In 1977, the state government acquired agricultural lands along the Tapi river for building embankments and a drinking water project. After a satsang in 1984, Asaram’s ashram occupied a stretch of this land and “regularised” the encroachment in just three weeks through its influence over the then revenue minister Atmaram Patel. The farmers raised objection in 2004 and the Gujarat High Court returned the land to the state in 2006.
Outside Gujarat, Asaram’s illegal claim over 13.5 katthas of land was rejected by a Bihar court in 2009 after a protracted battle with the Bihar State Board of Religious Trusts, which eventually got possession of the plot. In Odisha this May, the Cuttack Municipal Corporation razed an Asaram ashram built illegally in the city.
In none of these cases, Asaram tried to resist the state once he lost the legal battle. “Land cases won’t make much of a dent in his empire,” says a retired police officer in Indore. “He anyway controls too much land and losing a few acres doesn’t worry him. Also, the cases of those children’s deaths never implicated him directly. His only potential vulnerability has always been his weakness for women.”
When people line up for darshan, Asaram apparently throws a fruit or whatever is handy at a girl who catches his fancy. Women from the ashram then convince the girl and her family to send her to Asaram’s mahila ashram so that the guru can perform an anushthan with her. “If he gets his way, you can imagine what anushthan he performs,” alleges a source who directs me to Asaram’s former physician.
Prajapati says he had revived the guru from his deathbed in the mid-1990s and was given access to his bedroom every full moon to check his health. During one visit, he says he got the shock of his life. “I never questioned why a godman took insulin for thyroid. But then I got to know that his days in solitude were meant for these dirty activities. He must have violated at least a thousand women,” he alleges.
That is an astounding claim and it is difficult to imagine that the guru and his cult have the power to silence so many women. But a trader recalls Asaram attending “parties with arrangements for scented baths” at the kothis of the rich and powerful of Alwar, Rajasthan, since the mid-1990s, and vouches for his “give no margin” strategy.
“Once one becomes an ashram inmate, there is virtually no escape,” seconds a teacher who claims to have been associated with Asaram’s Chhindwara ashram. “There are still 200-odd women in various ashrams run by Asaram’s wife.
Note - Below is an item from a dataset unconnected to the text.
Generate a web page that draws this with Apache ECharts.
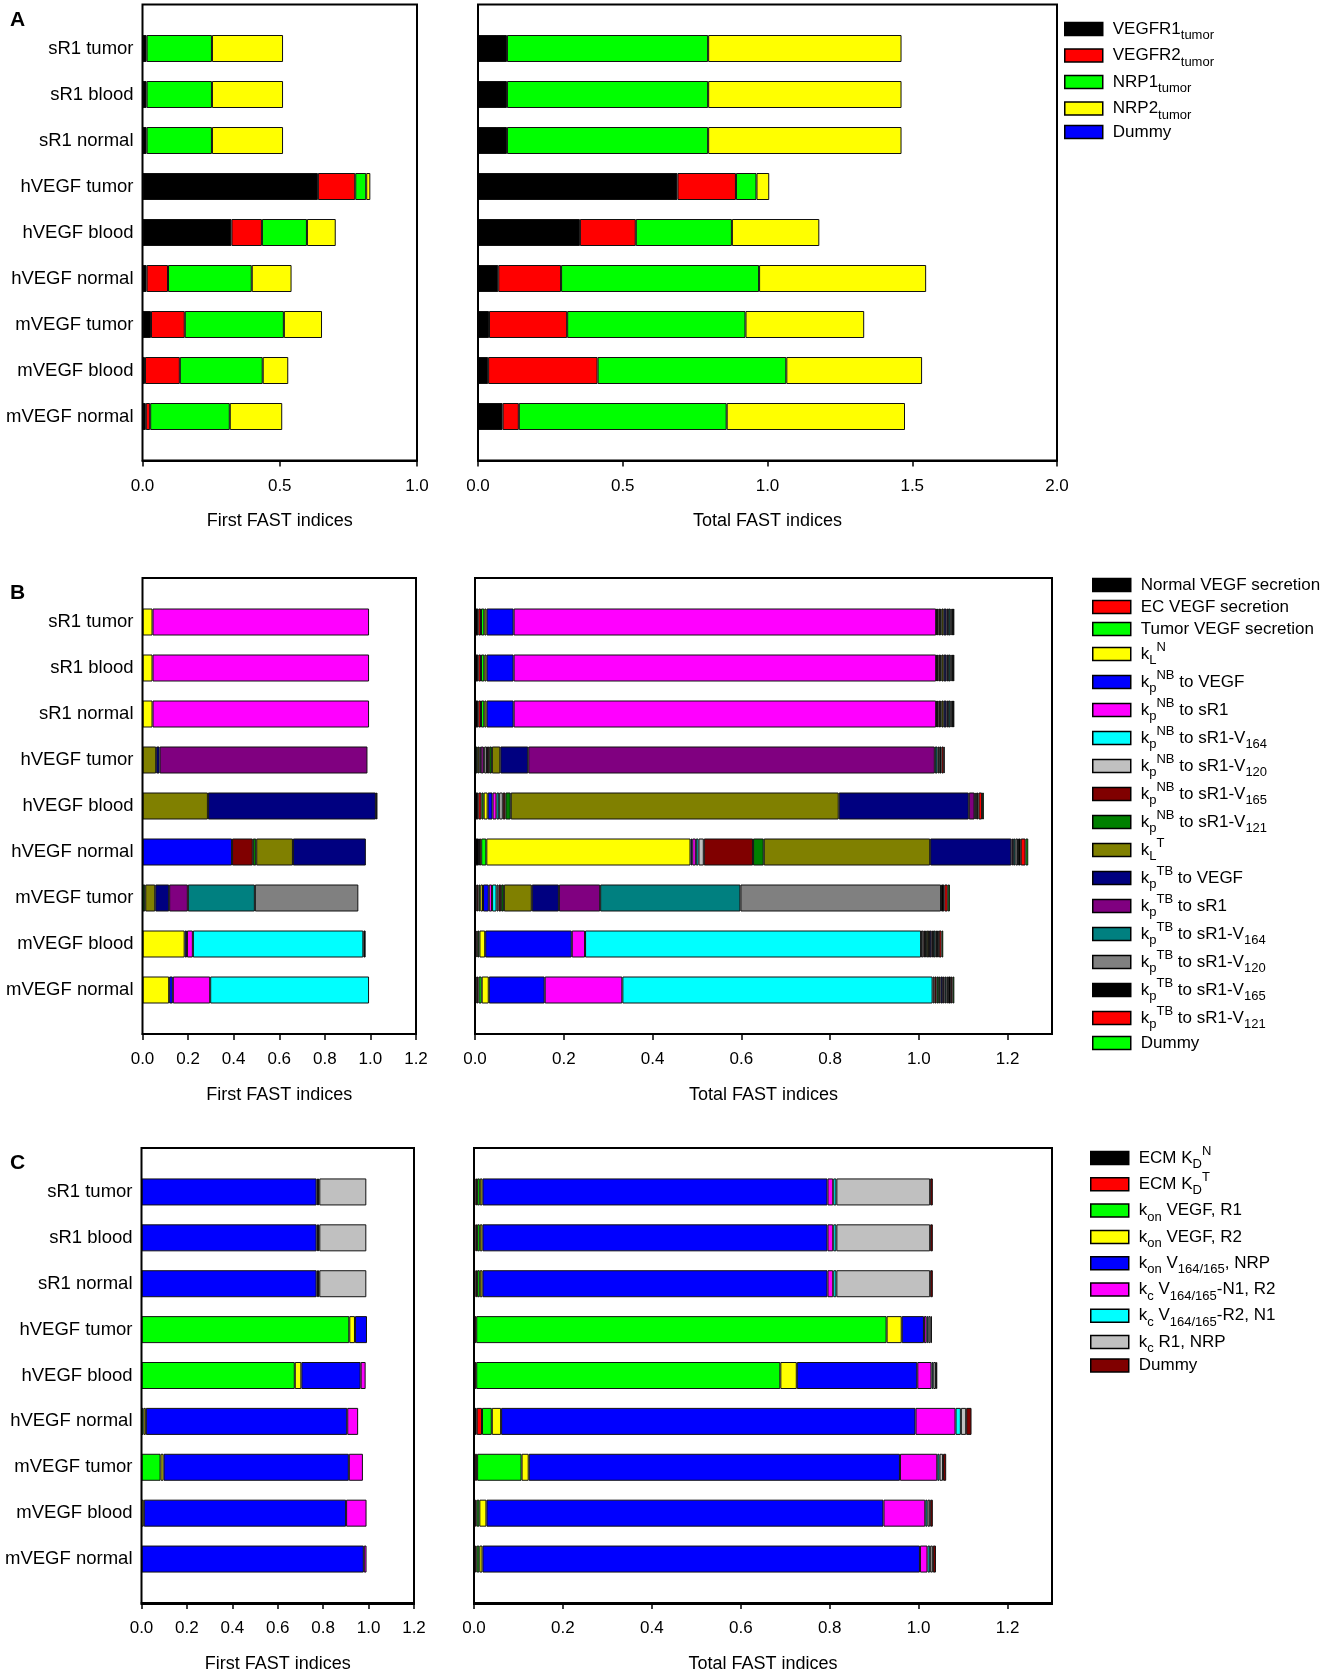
<!DOCTYPE html>
<html>
<head>
<meta charset="utf-8">
<title>FAST indices</title>
<script src="https://cdn.jsdelivr.net/npm/echarts@6/dist/echarts.min.js"></script>
<style>
  html, body { margin: 0; padding: 0; background: #fff; }
  #chart { width: 1323px; height: 1674px; }
</style>
</head>
<body>
<div id="chart"></div>
<script>
// rows of every chart, top to bottom
const categories = ['sR1 tumor', 'sR1 blood', 'sR1 normal', 'hVEGF tumor', 'hVEGF blood',
  'hVEGF normal', 'mVEGF tumor', 'mVEGF blood', 'mVEGF normal'];

// panel A: receptor densities
const namesA = ['VEGFR1{s|tumor}', 'VEGFR2{s|tumor}', 'NRP1{s|tumor}', 'NRP2{s|tumor}', 'Dummy'];
const colorsA = ['#000000', '#ff0000', '#00ff00', '#ffff00', '#0000ff'];
const firstA = [
  [0.015, 0, 0.238, 0.259, 0],
  [0.015, 0, 0.238, 0.259, 0],
  [0.015, 0, 0.238, 0.259, 0],
  [0.639, 0.136, 0.040, 0.015, 0],
  [0.324, 0.111, 0.164, 0.105, 0],
  [0.015, 0.078, 0.305, 0.145, 0],
  [0.031, 0.123, 0.361, 0.139, 0],
  [0.009, 0.127, 0.302, 0.093, 0],
  [0.012, 0.016, 0.290, 0.191, 0]
];
const totalA = [
  [0.100, 0, 0.695, 0.668, 0],
  [0.100, 0, 0.695, 0.668, 0],
  [0.100, 0, 0.695, 0.668, 0],
  [0.689, 0.202, 0.071, 0.044, 0],
  [0.352, 0.193, 0.332, 0.302, 0],
  [0.070, 0.217, 0.684, 0.577, 0],
  [0.038, 0.270, 0.616, 0.410, 0],
  [0.035, 0.378, 0.652, 0.469, 0],
  [0.085, 0.056, 0.718, 0.616, 0]
];

// panel B: secretion and permeability
const namesB = ['Normal VEGF secretion', 'EC VEGF secretion', 'Tumor VEGF secretion', 'k{s|L}{p|N}',
  'k{s|p}{p|NB} to VEGF', 'k{s|p}{p|NB} to sR1', 'k{s|p}{p|NB} to sR1-V{s|164}', 'k{s|p}{p|NB} to sR1-V{s|120}',
  'k{s|p}{p|NB} to sR1-V{s|165}', 'k{s|p}{p|NB} to sR1-V{s|121}', 'k{s|L}{p|T}',
  'k{s|p}{p|TB} to VEGF', 'k{s|p}{p|TB} to sR1', 'k{s|p}{p|TB} to sR1-V{s|164}', 'k{s|p}{p|TB} to sR1-V{s|120}',
  'k{s|p}{p|TB} to sR1-V{s|165}', 'k{s|p}{p|TB} to sR1-V{s|121}', 'Dummy'];
const colorsB = ['#000000', '#ff0000', '#00ff00', '#ffff00', '#0000ff', '#ff00ff', '#00ffff', '#c0c0c0',
  '#800000', '#008000', '#808000', '#000080', '#800080', '#008080', '#808080', '#000000', '#ff0000', '#00ff00'];
const firstB = [
  [0, 0, 0, 0.044, 0, 0.950, 0, 0, 0, 0, 0, 0, 0, 0, 0, 0, 0, 0],
  [0, 0, 0, 0.044, 0, 0.950, 0, 0, 0, 0, 0, 0, 0, 0, 0, 0, 0, 0],
  [0, 0, 0, 0.044, 0, 0.950, 0, 0, 0, 0, 0, 0, 0, 0, 0, 0, 0, 0],
  [0, 0, 0, 0, 0, 0, 0, 0, 0, 0, 0.060, 0.015, 0.912, 0, 0, 0, 0, 0],
  [0, 0, 0, 0, 0, 0, 0, 0, 0, 0, 0.287, 0.737, 0, 0, 0, 0.007, 0, 0],
  [0, 0, 0, 0, 0.393, 0, 0, 0, 0.091, 0.015, 0.161, 0.320, 0, 0, 0, 0, 0, 0],
  [0, 0, 0, 0, 0, 0, 0, 0, 0, 0.012, 0.044, 0.061, 0.082, 0.294, 0.454, 0, 0, 0],
  [0, 0, 0, 0.185, 0.010, 0.026, 0.748, 0, 0, 0, 0, 0, 0, 0, 0, 0.010, 0, 0],
  [0, 0, 0, 0.117, 0.016, 0.164, 0.697, 0, 0, 0, 0, 0, 0, 0, 0, 0, 0, 0]
];
const totalB = [
  [0.0075, 0.006, 0.0075, 0.005, 0.061, 0.952, 0.002, 0.003, 0.004, 0.003, 0.005, 0.006, 0.004, 0.005, 0.003, 0.003, 0.003, 0],
  [0.0075, 0.006, 0.0075, 0.005, 0.061, 0.952, 0.002, 0.003, 0.004, 0.003, 0.005, 0.006, 0.004, 0.005, 0.003, 0.003, 0.003, 0],
  [0.0075, 0.006, 0.0075, 0.005, 0.061, 0.952, 0.002, 0.003, 0.004, 0.003, 0.005, 0.006, 0.004, 0.005, 0.003, 0.003, 0.003, 0],
  [0.002, 0.001, 0.003, 0.004, 0.003, 0.006, 0.002, 0.006, 0.005, 0.006, 0.019, 0.063, 0.916, 0.006, 0.004, 0.005, 0.005, 0.002],
  [0.0075, 0.007, 0.005, 0.009, 0.011, 0.009, 0.006, 0.008, 0.006, 0.012, 0.739, 0.293, 0.013, 0.002, 0.003, 0.004, 0.008, 0.004],
  [0.009, 0.005, 0.0115, 0.460, 0.004, 0.008, 0.006, 0.012, 0.111, 0.024, 0.375, 0.183, 0.004, 0.005, 0.006, 0.006, 0.011, 0.006],
  [0.004, 0.004, 0.004, 0.006, 0.013, 0.0075, 0.010, 0.0045, 0.006, 0.006, 0.063, 0.061, 0.093, 0.316, 0.452, 0.0075, 0.0075, 0.005],
  [0.003, 0.003, 0.004, 0.013, 0.195, 0.030, 0.757, 0.005, 0.004, 0.004, 0.005, 0.005, 0.004, 0.005, 0.004, 0.004, 0.006, 0.004],
  [0.004, 0.004, 0.007, 0.016, 0.126, 0.175, 0.699, 0.004, 0.005, 0.005, 0.004, 0.005, 0.004, 0.004, 0.004, 0.006, 0.004, 0.004]
];

// panel C: binding kinetics
const namesC = ['ECM K{s|D}{p|N}', 'ECM K{s|D}{p|T}', 'k{s|on} VEGF, R1', 'k{s|on} VEGF, R2',
  'k{s|on} V{s|164/165}, NRP', 'k{s|c} V{s|164/165}-N1, R2', 'k{s|c} V{s|164/165}-R2, N1', 'k{s|c} R1, NRP', 'Dummy'];
const colorsC = ['#000000', '#ff0000', '#00ff00', '#ffff00', '#0000ff', '#ff00ff', '#00ffff', '#c0c0c0', '#800000'];
const firstC = [
  [0, 0, 0, 0, 0.771, 0.006, 0.006, 0.207, 0],
  [0, 0, 0, 0, 0.771, 0.006, 0.006, 0.207, 0],
  [0, 0, 0, 0, 0.771, 0.006, 0.006, 0.207, 0],
  [0, 0, 0.915, 0.025, 0.053, 0, 0, 0, 0],
  [0, 0, 0.675, 0.029, 0.261, 0.022, 0, 0, 0],
  [0, 0, 0.009, 0.010, 0.887, 0.048, 0, 0, 0],
  [0, 0, 0.084, 0.013, 0.816, 0.062, 0, 0, 0],
  [0, 0, 0, 0.010, 0.891, 0.090, 0, 0, 0],
  [0, 0, 0, 0, 0.979, 0.012, 0, 0, 0]
];
const totalC = [
  [0.003, 0.004, 0.006, 0.006, 0.776, 0.013, 0.007, 0.211, 0.006],
  [0.003, 0.004, 0.006, 0.006, 0.776, 0.013, 0.007, 0.211, 0.006],
  [0.003, 0.004, 0.006, 0.006, 0.776, 0.013, 0.007, 0.211, 0.006],
  [0.001, 0.004, 0.923, 0.034, 0.050, 0.006, 0.004, 0.005, 0.003],
  [0.001, 0.004, 0.684, 0.037, 0.271, 0.032, 0.004, 0.006, 0.003],
  [0.006, 0.012, 0.022, 0.021, 0.932, 0.090, 0.012, 0.012, 0.012],
  [0.002, 0.005, 0.100, 0.016, 0.835, 0.084, 0.005, 0.008, 0.007],
  [0.002, 0.004, 0.006, 0.016, 0.893, 0.094, 0.005, 0.006, 0.006],
  [0.002, 0.004, 0.006, 0.007, 0.984, 0.017, 0.006, 0.006, 0.007]
];

const FONT = 'Liberation Sans, Arial, sans-serif';

// frame box per panel; the category rows sit 21px inside the frame
const panels = [
  { key: 'A', names: namesA, colors: colorsA, first: firstA, total: totalA, frameTop: 4.5,
    left: [142.5, 417], right: [478, 1057], leftMax: 1, leftStep: 0.5, rightMax: 2, rightStep: 0.5,
    legend: { left: 1064, top: 16, gap: 0.5 } },
  { key: 'B', names: namesB, colors: colorsB, first: firstB, total: totalB, frameTop: 578,
    left: [142.5, 416], right: [475, 1052], leftMax: 1.2, leftStep: 0.2, rightMax: 1.3, rightStep: 0.2,
    legend: { left: 1092, top: 575, gap: 2 } },
  { key: 'C', names: namesC, colors: colorsC, first: firstC, total: totalC, frameTop: 1148,
    left: [141.5, 414], right: [474, 1052], leftMax: 1.2, leftStep: 0.2, rightMax: 1.3, rightStep: 0.2,
    legend: { left: 1090, top: 1145, gap: 0.3 } }
];

const grids = [], xAxes = [], yAxes = [], series = [], legends = [], graphics = [];

function addChart(p, range, max, step, rows, axisName, stackId, showCats) {
  const idx = grids.length;
  grids.push({ left: range[0], top: p.frameTop + 21, width: range[1] - range[0], height: 414 });
  xAxes.push({
    gridIndex: idx, type: 'value', min: 0, max: max, interval: step, offset: 21,
    axisLine: { show: true, lineStyle: { color: '#000', width: 2 } },
    axisTick: { show: true, length: 6, lineStyle: { color: '#000', width: 1.5 } },
    axisLabel: { margin: 17, fontSize: 17, color: '#000', fontFamily: FONT,
      showMaxLabel: max % step < 1e-9 || step - (max % step) < 1e-9,
      formatter: v => v.toFixed(1) },
    splitLine: { show: false },
    name: axisName, nameLocation: 'middle', nameGap: 52,
    nameTextStyle: { fontSize: 18, color: '#000', fontFamily: FONT }
  });
  yAxes.push({
    gridIndex: idx, type: 'category', data: categories, inverse: true,
    axisLine: { show: false }, axisTick: { show: false },
    axisLabel: { show: showCats, margin: 9, fontSize: 18.5, color: '#000', fontFamily: FONT }
  });
  p.names.forEach((n, i) => {
    series.push({
      type: 'bar', name: p.key + ':' + n, stack: stackId,
      xAxisIndex: idx, yAxisIndex: idx, barWidth: 27,
      itemStyle: { color: p.colors[i], borderColor: '#111', borderWidth: 1 },
      data: rows.map(r => (r[i] > 0 ? r[i] : null))
    });
  });
  graphics.push({
    type: 'rect', z: 100,
    shape: { x: range[0], y: p.frameTop, width: range[1] - range[0], height: 456 },
    style: { fill: null, stroke: '#000', lineWidth: 2 }
  });
}

panels.forEach(p => {
  addChart(p, p.left, p.leftMax, p.leftStep, p.first, 'First FAST indices', p.key + 'first', true);
  addChart(p, p.right, p.rightMax, p.rightStep, p.total, 'Total FAST indices', p.key + 'total', false);
  legends.push({
    orient: 'vertical', left: p.legend.left, top: p.legend.top, padding: 0,
    itemGap: p.legend.gap, itemWidth: 38, itemHeight: 13, icon: 'rect',
    selectedMode: false,
    data: p.names.map(n => p.key + ':' + n),
    formatter: n => n.slice(2),
    itemStyle: { borderColor: '#000', borderWidth: 1.5 },
    textStyle: {
      fontSize: 17, fontFamily: FONT, color: '#000', lineHeight: 20, padding: [0, 0, 0, 5],
      rich: {
        s: { fontSize: 13, fontFamily: FONT, color: '#000', height: 13, lineHeight: 26, verticalAlign: 'bottom' },
        p: { fontSize: 13, fontFamily: FONT, color: '#000', height: 13, lineHeight: 26, verticalAlign: 'top' }
      }
    }
  });
  graphics.push({
    type: 'text', left: 10, top: p.frameTop + 5,
    style: { text: p.key, font: 'bold 21px ' + FONT, fill: '#000' }
  });
});

const chart = echarts.init(document.getElementById('chart'), null, { renderer: 'canvas' });
chart.setOption({
  animation: false,
  backgroundColor: '#fff',
  grid: grids,
  xAxis: xAxes,
  yAxis: yAxes,
  legend: legends,
  series: series,
  graphic: graphics
});
</script>
</body>
</html>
Those from outside are made to toe the line by his goons. If the lakshman rekha is breached, Asaram becomes inaccessible. Didn’t he refuse darshan to the family of the Jodhpur victim when they came to meet him in Delhi after the incident?”
This time, though, the ploy did not silence the victim or her family. The tension is palpable in his camp and has already led to a few public faux pas. The owner of the Jodhpur land contradicted the ashram’s hasty claim that Asaram was not even there on Independence Day. The ashram’s Delhi PRO Dubey’s comparison of Asaram with Guru Nanak has drawn angry rebuttals from the Sikh community led by Shiromani Akali Dal’s Harsimrat Kaur. Her father-in-law and Punjab CM Parkash Singh Badal did not have any qualms about getting photographed with Asaram earlier.
I can’t say I did not see such self-goals coming. After giving me an escorted tour of the ashram, Wankhade enquired about the circulation figure of this magazine. As we waited for the busy legal cell to produce prints of some case documents, he handed me a copy of a Gujarati magazine that recently did a cover story on Asaram.
“If you do a positive story for us — like this — Bapuji will tell devotees, on live TV, to buy your magazine. The circulation will double. Talk to your management,” he says, pausing to gauge my reaction. “Nobody can stop Bapuji from saying what he wants to on live TV.”
I concurred. But the law may yet catch up with him in real life.